[begin SUPPLIED DATA]

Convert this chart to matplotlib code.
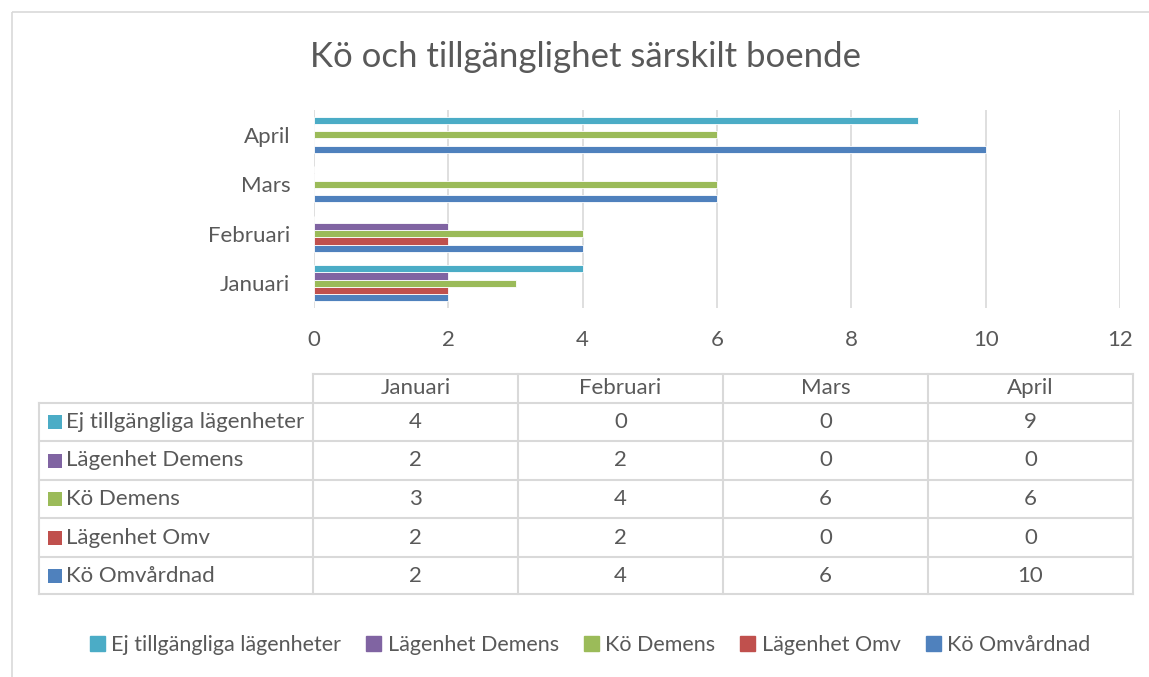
import matplotlib.pyplot as plt
from matplotlib.patches import Rectangle, Patch
import numpy as np

# data
months = ["Januari", "Februari", "Mars", "April"]
series = ["Kö Omvårdnad", "Lägenhet Omv", "Kö Demens", "Lägenhet Demens", "Ej tillgängliga lägenheter"]
ko_omv = [2, 4, 6, 10]
lgh_omv = [2, 2, 0, 0]
ko_dem = [3, 4, 6, 6]
lgh_dem = [2, 2, 0, 0]
ej_tillg = [4, 0, 0, 9]
values = [ko_omv, lgh_omv, ko_dem, lgh_dem, ej_tillg]
colors = ["#4F81BD", "#C0504D", "#9BBB59", "#8064A2", "#4BACC6"]
xticks = [0, 2, 4, 6, 8, 10, 12]

plt.rcParams['font.family'] = ['Lato', 'DejaVu Sans']
txt = "#595959"
grid = "#D9D9D9"
fs = 16

W, H = 1149, 677
fig = plt.figure(figsize=(W / 100, H / 100), dpi=100)

# background axes in pixel coords for frame and table
bg = fig.add_axes([0, 0, 1, 1])
bg.set_xlim(0, W)
bg.set_ylim(H, 0)
bg.axis("off")
bg.add_patch(Rectangle((12, 12), W + 20, H + 20, fill=False, ec=grid, lw=1.2))

fig.text(585 / W, 1 - 57 / H, "Kö och tillgänglighet särskilt boende",
         ha="center", va="center", fontsize=25, color=txt)

# bar chart
x0, x1, ytop, ybot = 314, 1120, 110, 308
ax = fig.add_axes([x0 / W, 1 - ybot / H, (x1 - x0) / W, (ybot - ytop) / H])
bh = 0.146
y = np.arange(len(months))
for i, (name, vals) in enumerate(zip(series, values)):
    ax.barh(y + (i - 2) * bh, vals, height=bh, color=colors[i], ec="white", lw=0.6, zorder=3)
ax.set_xlim(0, 12)
ax.set_ylim(-0.5, 3.5)
ax.set_xticks(xticks)
ax.set_yticks(y)
ax.set_yticklabels(months)
ax.grid(axis="x", color=grid, lw=1.2, zorder=0)
for s in ax.spines.values():
    s.set_visible(False)
ax.tick_params(length=0, labelsize=fs, colors=txt)
ax.tick_params(axis="y", pad=17)
ax.tick_params(axis="x", pad=16)

# data table
cols = [313, 518, 723, 928, 1133]
rows = [374, 403, 441, 480, 518, 557, 594]
tl = dict(color=grid, lw=1.5, zorder=1)
bg.plot([cols[0], cols[-1]], [rows[0], rows[0]], **tl)
for r in rows[1:]:
    bg.plot([39, cols[-1]], [r, r], **tl)
bg.plot([39, 39], [rows[1], rows[-1]], **tl)
for c in cols:
    bg.plot([c, c], [rows[0], rows[-1]], **tl)
for j, m in enumerate(months):
    bg.text((cols[j] + cols[j + 1]) / 2, (rows[0] + rows[1]) / 2, m,
            ha="center", va="center", fontsize=fs, color=txt)
order = list(range(len(series)))[::-1]
for k, i in enumerate(order):
    ym = (rows[k + 1] + rows[k + 2]) / 2
    bg.add_patch(Rectangle((48, ym - 7), 14, 14, color=colors[i], lw=0))
    bg.text(66, ym, series[i], ha="left", va="center", fontsize=fs, color=txt)
    for j, v in enumerate(values[i]):
        bg.text((cols[j] + cols[j + 1]) / 2, ym, str(v),
                ha="center", va="center", fontsize=fs, color=txt)

# legend
handles = [Patch(color=colors[i], label=series[i]) for i in order]
fig.legend(handles=handles, loc="center", bbox_to_anchor=(590 / W, 1 - 645 / H), ncol=5,
           frameon=False, fontsize=15.5, labelcolor=txt, handlelength=0.7, handleheight=0.7,
           handletextpad=0.3, columnspacing=1.16)

fig.savefig("out.png", dpi=100)
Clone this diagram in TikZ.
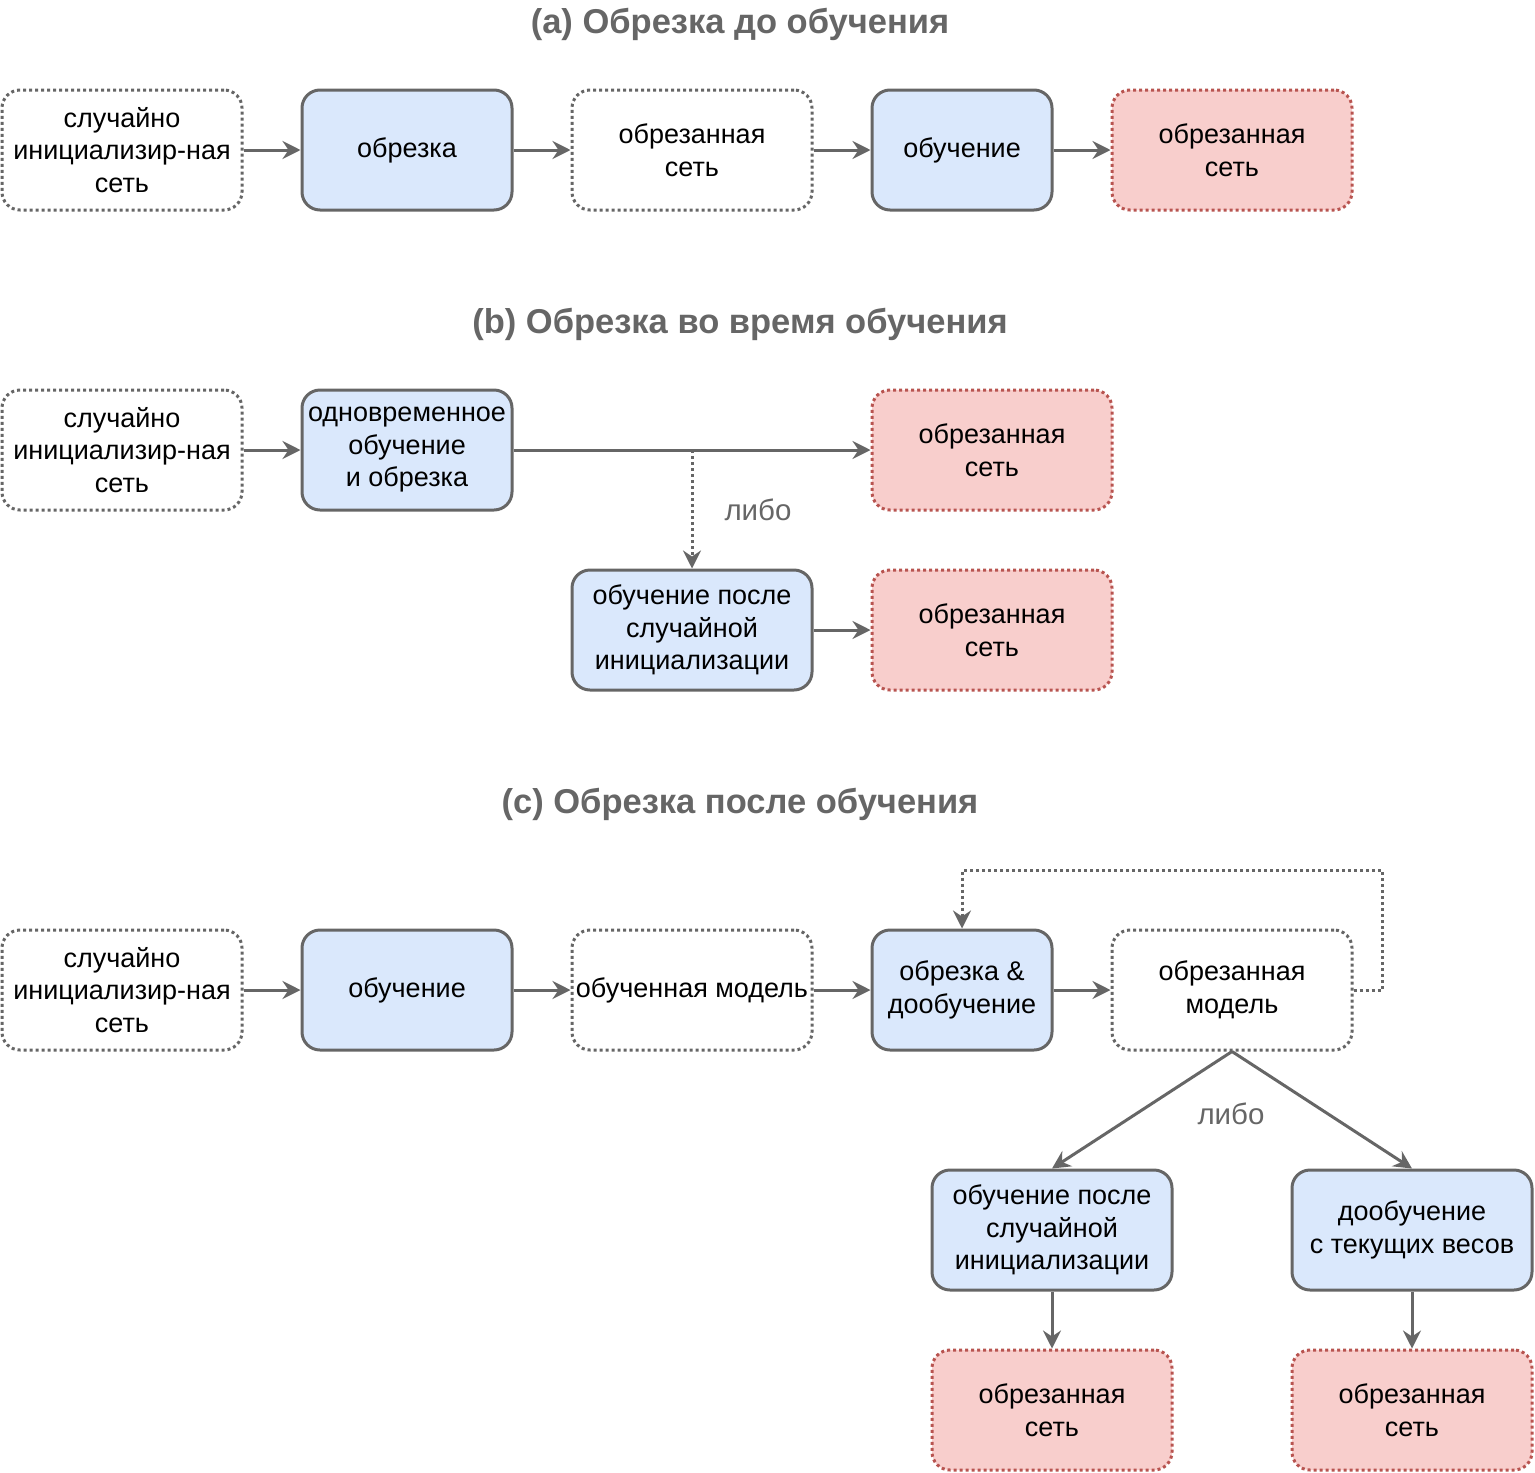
\documentclass[tikz,border=0pt]{standalone}
\usepackage{fontspec}
\setmainfont{Liberation Sans}
\usetikzlibrary{arrows.meta}
\definecolor{linegray}{HTML}{666666}
\definecolor{bluefill}{HTML}{DAE8FC}
\definecolor{redfill}{HTML}{F8CECC}
\definecolor{redline}{HTML}{B85450}
\newcommand{\boxfont}{\fontsize{27}{32.5}\selectfont}
\newcommand{\titlefont}{\fontsize{34.5}{40}\selectfont\bfseries}
\tikzset{
    dotline/.style={dash pattern=on 3pt off 3pt},
    netbox/.style={%Box base
        draw=linegray, line width=3pt, rounded corners=18pt,
        minimum height=120pt, minimum width=240pt, inner sep=0pt,
        align=center, font=\boxfont, text=black},
    plainbox/.style={netbox, dotline, fill=white},
    stagebox/.style={netbox, fill=bluefill},
    resbox/.style={netbox, dotline, fill=redfill, draw=redline},
    arrow/.style={-{Stealth[length=18pt,width=18pt,inset=6pt]}, draw=linegray, line width=3pt},
    heading/.style={font=\titlefont, text=linegray},
    note/.style={font=\fontsize{29.5}{34}\selectfont, text=linegray}
}
\begin{document}
\begin{tikzpicture}[x=1pt,y=-1pt]
\useasboundingbox (0,0) rectangle (1535,1473);
% (a)
\node[heading] (ta) at (740,24) {(a) Обрезка до обучения};
\node[plainbox] (a1) at (122,150) {случайно\\инициализир-ная\\сеть};
\node[stagebox,minimum width=210pt] (a2) at (407,150) {обрезка};
\node[plainbox] (a3) at (692,150) {обрезанная\\сеть};
\node[stagebox,minimum width=180pt] (a4) at (962,150) {обучение};
\node[resbox] (a5) at (1232,150) {обрезанная\\сеть};
\draw[arrow] (a1) -- (a2);
\draw[arrow] (a2) -- (a3);
\draw[arrow] (a3) -- (a4);
\draw[arrow] (a4) -- (a5);
% (b)
\node[heading] (tb) at (740,324) {(b) Обрезка во время обучения};
\node[plainbox] (b1) at (122,450) {случайно\\инициализир-ная\\сеть};
\node[stagebox,minimum width=210pt] (b2) at (407,450) {одновременное\\обучение\\и обрезка};
\node[resbox] (b3) at (992,450) {обрезанная\\сеть};
\node[stagebox] (b4) at (692,630) {обучение после\\случайной\\инициализации};
\node[resbox] (b5) at (992,630) {обрезанная\\сеть};
\coordinate (bsplit) at (692,450);
\draw[arrow] (b1) -- (b2);
\draw[arrow] (b2) -- (b3);
\draw[arrow,dotline] (bsplit) -- (b4);
\node[note] (lb) at (758,510) {либо};
\draw[arrow] (b4) -- (b5);
% (c)
\node[heading] (tc) at (740,804) {(c) Обрезка после обучения};
\node[plainbox] (c1) at (122,990) {случайно\\инициализир-ная\\сеть};
\node[stagebox,minimum width=210pt] (c2) at (407,990) {обучение};
\node[plainbox] (c3) at (692,990) {обученная модель};
\node[stagebox,minimum width=180pt] (c4) at (962,990) {обрезка \&\\дообучение};
\node[plainbox] (c5) at (1232,990) {обрезанная\\модель};
\node[stagebox] (c6) at (1052,1230) {обучение после\\случайной\\инициализации};
\node[stagebox] (c7) at (1412,1230) {дообучение\\с текущих весов};
\node[resbox] (c8) at (1052,1410) {обрезанная\\сеть};
\node[resbox] (c9) at (1412,1410) {обрезанная\\сеть};
\coordinate (cloop) at (1382,870);
\draw[arrow] (c1) -- (c2);
\draw[arrow] (c2) -- (c3);
\draw[arrow] (c3) -- (c4);
\draw[arrow] (c4) -- (c5);
\draw[arrow,dotline] (c5.east) -| (cloop) -| (c4.north);
\draw[arrow] (c5.south) -- (c6.north);
\draw[arrow] (c5.south) -- (c7.north);
\node[note] (lc) at (1231,1114) {либо};
\draw[arrow] (c6) -- (c8);
\draw[arrow] (c7) -- (c9);
\end{tikzpicture}
\end{document}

[end SUPPLIED DATA]

WRITTEN EXERCISE =>
Do not include images; quote all of the entries above exactly.

TASK OUTPUT =>
Convert this chart to matplotlib code.
import matplotlib.pyplot as plt
from matplotlib.patches import Rectangle, Patch
import numpy as np

# data
months = ["Januari", "Februari", "Mars", "April"]
series = ["Kö Omvårdnad", "Lägenhet Omv", "Kö Demens", "Lägenhet Demens", "Ej tillgängliga lägenheter"]
ko_omv = [2, 4, 6, 10]
lgh_omv = [2, 2, 0, 0]
ko_dem = [3, 4, 6, 6]
lgh_dem = [2, 2, 0, 0]
ej_tillg = [4, 0, 0, 9]
values = [ko_omv, lgh_omv, ko_dem, lgh_dem, ej_tillg]
colors = ["#4F81BD", "#C0504D", "#9BBB59", "#8064A2", "#4BACC6"]
xticks = [0, 2, 4, 6, 8, 10, 12]

plt.rcParams['font.family'] = ['Lato', 'DejaVu Sans']
txt = "#595959"
grid = "#D9D9D9"
fs = 16

W, H = 1149, 677
fig = plt.figure(figsize=(W / 100, H / 100), dpi=100)

# background axes in pixel coords for frame and table
bg = fig.add_axes([0, 0, 1, 1])
bg.set_xlim(0, W)
bg.set_ylim(H, 0)
bg.axis("off")
bg.add_patch(Rectangle((12, 12), W + 20, H + 20, fill=False, ec=grid, lw=1.2))

fig.text(585 / W, 1 - 57 / H, "Kö och tillgänglighet särskilt boende",
         ha="center", va="center", fontsize=25, color=txt)

# bar chart
x0, x1, ytop, ybot = 314, 1120, 110, 308
ax = fig.add_axes([x0 / W, 1 - ybot / H, (x1 - x0) / W, (ybot - ytop) / H])
bh = 0.146
y = np.arange(len(months))
for i, (name, vals) in enumerate(zip(series, values)):
    ax.barh(y + (i - 2) * bh, vals, height=bh, color=colors[i], ec="white", lw=0.6, zorder=3)
ax.set_xlim(0, 12)
ax.set_ylim(-0.5, 3.5)
ax.set_xticks(xticks)
ax.set_yticks(y)
ax.set_yticklabels(months)
ax.grid(axis="x", color=grid, lw=1.2, zorder=0)
for s in ax.spines.values():
    s.set_visible(False)
ax.tick_params(length=0, labelsize=fs, colors=txt)
ax.tick_params(axis="y", pad=17)
ax.tick_params(axis="x", pad=16)

# data table
cols = [313, 518, 723, 928, 1133]
rows = [374, 403, 441, 480, 518, 557, 594]
tl = dict(color=grid, lw=1.5, zorder=1)
bg.plot([cols[0], cols[-1]], [rows[0], rows[0]], **tl)
for r in rows[1:]:
    bg.plot([39, cols[-1]], [r, r], **tl)
bg.plot([39, 39], [rows[1], rows[-1]], **tl)
for c in cols:
    bg.plot([c, c], [rows[0], rows[-1]], **tl)
for j, m in enumerate(months):
    bg.text((cols[j] + cols[j + 1]) / 2, (rows[0] + rows[1]) / 2, m,
            ha="center", va="center", fontsize=fs, color=txt)
order = list(range(len(series)))[::-1]
for k, i in enumerate(order):
    ym = (rows[k + 1] + rows[k + 2]) / 2
    bg.add_patch(Rectangle((48, ym - 7), 14, 14, color=colors[i], lw=0))
    bg.text(66, ym, series[i], ha="left", va="center", fontsize=fs, color=txt)
    for j, v in enumerate(values[i]):
        bg.text((cols[j] + cols[j + 1]) / 2, ym, str(v),
                ha="center", va="center", fontsize=fs, color=txt)

# legend
handles = [Patch(color=colors[i], label=series[i]) for i in order]
fig.legend(handles=handles, loc="center", bbox_to_anchor=(590 / W, 1 - 645 / H), ncol=5,
           frameon=False, fontsize=15.5, labelcolor=txt, handlelength=0.7, handleheight=0.7,
           handletextpad=0.3, columnspacing=1.16)

fig.savefig("out.png", dpi=100)
Clone this diagram in TikZ.
\documentclass[tikz,border=0pt]{standalone}
\usepackage{fontspec}
\setmainfont{Liberation Sans}
\usetikzlibrary{arrows.meta}
\definecolor{linegray}{HTML}{666666}
\definecolor{bluefill}{HTML}{DAE8FC}
\definecolor{redfill}{HTML}{F8CECC}
\definecolor{redline}{HTML}{B85450}
\newcommand{\boxfont}{\fontsize{27}{32.5}\selectfont}
\newcommand{\titlefont}{\fontsize{34.5}{40}\selectfont\bfseries}
\tikzset{
    dotline/.style={dash pattern=on 3pt off 3pt},
    netbox/.style={%Box base
        draw=linegray, line width=3pt, rounded corners=18pt,
        minimum height=120pt, minimum width=240pt, inner sep=0pt,
        align=center, font=\boxfont, text=black},
    plainbox/.style={netbox, dotline, fill=white},
    stagebox/.style={netbox, fill=bluefill},
    resbox/.style={netbox, dotline, fill=redfill, draw=redline},
    arrow/.style={-{Stealth[length=18pt,width=18pt,inset=6pt]}, draw=linegray, line width=3pt},
    heading/.style={font=\titlefont, text=linegray},
    note/.style={font=\fontsize{29.5}{34}\selectfont, text=linegray}
}
\begin{document}
\begin{tikzpicture}[x=1pt,y=-1pt]
\useasboundingbox (0,0) rectangle (1535,1473);
% (a)
\node[heading] (ta) at (740,24) {(a) Обрезка до обучения};
\node[plainbox] (a1) at (122,150) {случайно\\инициализир-ная\\сеть};
\node[stagebox,minimum width=210pt] (a2) at (407,150) {обрезка};
\node[plainbox] (a3) at (692,150) {обрезанная\\сеть};
\node[stagebox,minimum width=180pt] (a4) at (962,150) {обучение};
\node[resbox] (a5) at (1232,150) {обрезанная\\сеть};
\draw[arrow] (a1) -- (a2);
\draw[arrow] (a2) -- (a3);
\draw[arrow] (a3) -- (a4);
\draw[arrow] (a4) -- (a5);
% (b)
\node[heading] (tb) at (740,324) {(b) Обрезка во время обучения};
\node[plainbox] (b1) at (122,450) {случайно\\инициализир-ная\\сеть};
\node[stagebox,minimum width=210pt] (b2) at (407,450) {одновременное\\обучение\\и обрезка};
\node[resbox] (b3) at (992,450) {обрезанная\\сеть};
\node[stagebox] (b4) at (692,630) {обучение после\\случайной\\инициализации};
\node[resbox] (b5) at (992,630) {обрезанная\\сеть};
\coordinate (bsplit) at (692,450);
\draw[arrow] (b1) -- (b2);
\draw[arrow] (b2) -- (b3);
\draw[arrow,dotline] (bsplit) -- (b4);
\node[note] (lb) at (758,510) {либо};
\draw[arrow] (b4) -- (b5);
% (c)
\node[heading] (tc) at (740,804) {(c) Обрезка после обучения};
\node[plainbox] (c1) at (122,990) {случайно\\инициализир-ная\\сеть};
\node[stagebox,minimum width=210pt] (c2) at (407,990) {обучение};
\node[plainbox] (c3) at (692,990) {обученная модель};
\node[stagebox,minimum width=180pt] (c4) at (962,990) {обрезка \&\\дообучение};
\node[plainbox] (c5) at (1232,990) {обрезанная\\модель};
\node[stagebox] (c6) at (1052,1230) {обучение после\\случайной\\инициализации};
\node[stagebox] (c7) at (1412,1230) {дообучение\\с текущих весов};
\node[resbox] (c8) at (1052,1410) {обрезанная\\сеть};
\node[resbox] (c9) at (1412,1410) {обрезанная\\сеть};
\coordinate (cloop) at (1382,870);
\draw[arrow] (c1) -- (c2);
\draw[arrow] (c2) -- (c3);
\draw[arrow] (c3) -- (c4);
\draw[arrow] (c4) -- (c5);
\draw[arrow,dotline] (c5.east) -| (cloop) -| (c4.north);
\draw[arrow] (c5.south) -- (c6.north);
\draw[arrow] (c5.south) -- (c7.north);
\node[note] (lc) at (1231,1114) {либо};
\draw[arrow] (c6) -- (c8);
\draw[arrow] (c7) -- (c9);
\end{tikzpicture}
\end{document}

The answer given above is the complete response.